1. Overview and Part Number Decoding
The 10M16SAU169I7G belongs to Intel’s MAX 10 FPGA product line, which combines non-volatile instant-on capability with true FPGA flexibility. Unlike traditional FPGAs that require external configuration flash, the MAX 10 stores up to two configuration images in on-chip user flash memory (UFM), enabling power-on in under 10 ms with no external boot ROM.
Breaking down the ordering code 10M16SAU169I7G:
- 10M — MAX 10 FPGA family
- 16 — 16,000 logic elements
- SA — Single-supply, analog feature set (integrated ADC)
- U169 — 169-ball UBGA package (11×11 mm)
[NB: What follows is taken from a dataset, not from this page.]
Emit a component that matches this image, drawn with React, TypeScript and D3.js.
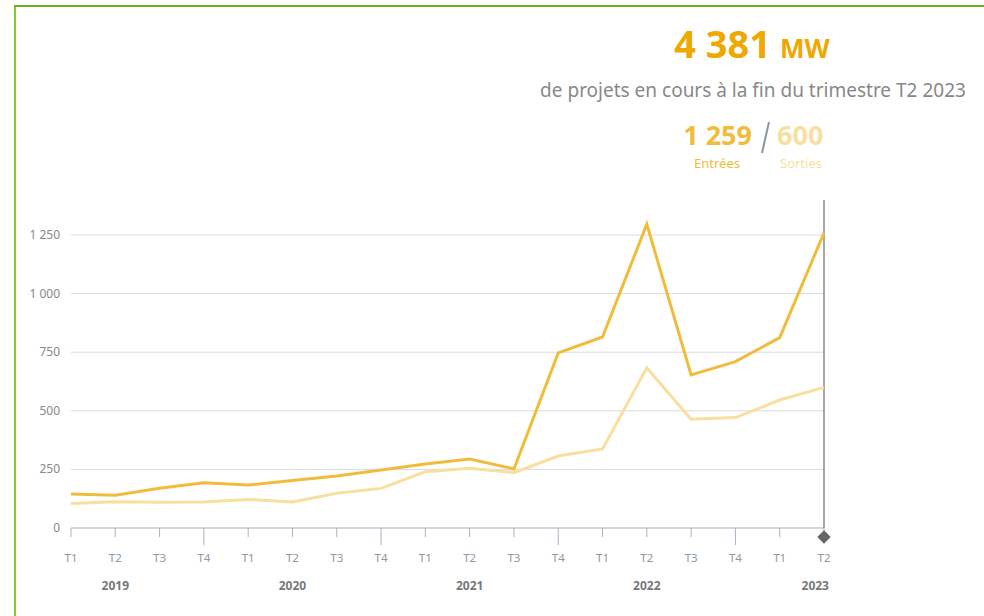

- I7 — Industrial temperature (−40 °C to +100 °C), speed grade 7
- G — Lead-free / RoHS-compliant packaging
The “I7” suffix is critical for designs destined for factory floors, outdoor enclosures, or under-hood automotive environments where commercial-grade (0 °C to +85 °C) devices would be inadequate. Speed grade 7 is the standard performance tier in the MAX 10 family, suitable for clocking up to approximately 300 MHz in optimized datapaths.
2. Specifications and Parameter Table
| Parameter | Value |
|---|---|
| Manufacturer | Intel (formerly Altera) |
| Family | MAX 10 (10M) |
| Logic Elements (LEs) | 16,000 |
| Logic Array Blocks (LABs) | 1,000 |
| Embedded SRAM (M9K) | 549 Kbit (61 M9K blocks) |
| User Flash Memory (UFM) | 2,368 Kbit |
| 18×18 Multipliers | 45 |
| PLLs | 4 |
| Max User I/O | 130 (in U169 package) |
| Max LVDS Pairs | 22 |
| ADC | Dual 12-bit SAR, up to 1 MSPS, up to 18 channels |
| External Memory Interfaces | DDR3, DDR2, LPDDR2, SRAM |
| Supply Voltage (VCC) | 3.0 V – 3.3 V (single supply) |
| I/O Voltage | 1.2 V, 1.5 V, 1.8 V, 2.5 V, 3.3 V (multi-bank) |
| Speed Grade | 7 |
| Temperature Range | −40 °C to +100 °C (Industrial) |
| Package | 169-ball UBGA (11 × 11 mm, 0.8 mm pitch) |
| Process Node | 55 nm (TSMC embedded flash) |
| Configuration | Internal flash (dual image, instant-on <10 ms) |
| I/O Standards | 3.3 V LVTTL, LVCMOS, SSTL, HSTL, LVDS, RSDS, Mini-LVDS, LVPECL |
| RoHS | Yes (Pb-free) |
3. Architecture and Block Diagram
The MAX 10 architecture revolves around a sea of adaptive logic modules (ALMs) organized into LABs, each containing 16 logic elements with dedicated carry chains and register packing. Surrounding the logic fabric are hardened resources: M9K SRAM blocks (each 9,216 bits configurable as single- or dual-port RAM, ROM, or FIFO), 18×18 hardware multipliers for DSP-intensive workloads, and 4 general-purpose PLLs offering up to 5 output clocks each with frequency synthesis from 100 kHz to 472.5 MHz.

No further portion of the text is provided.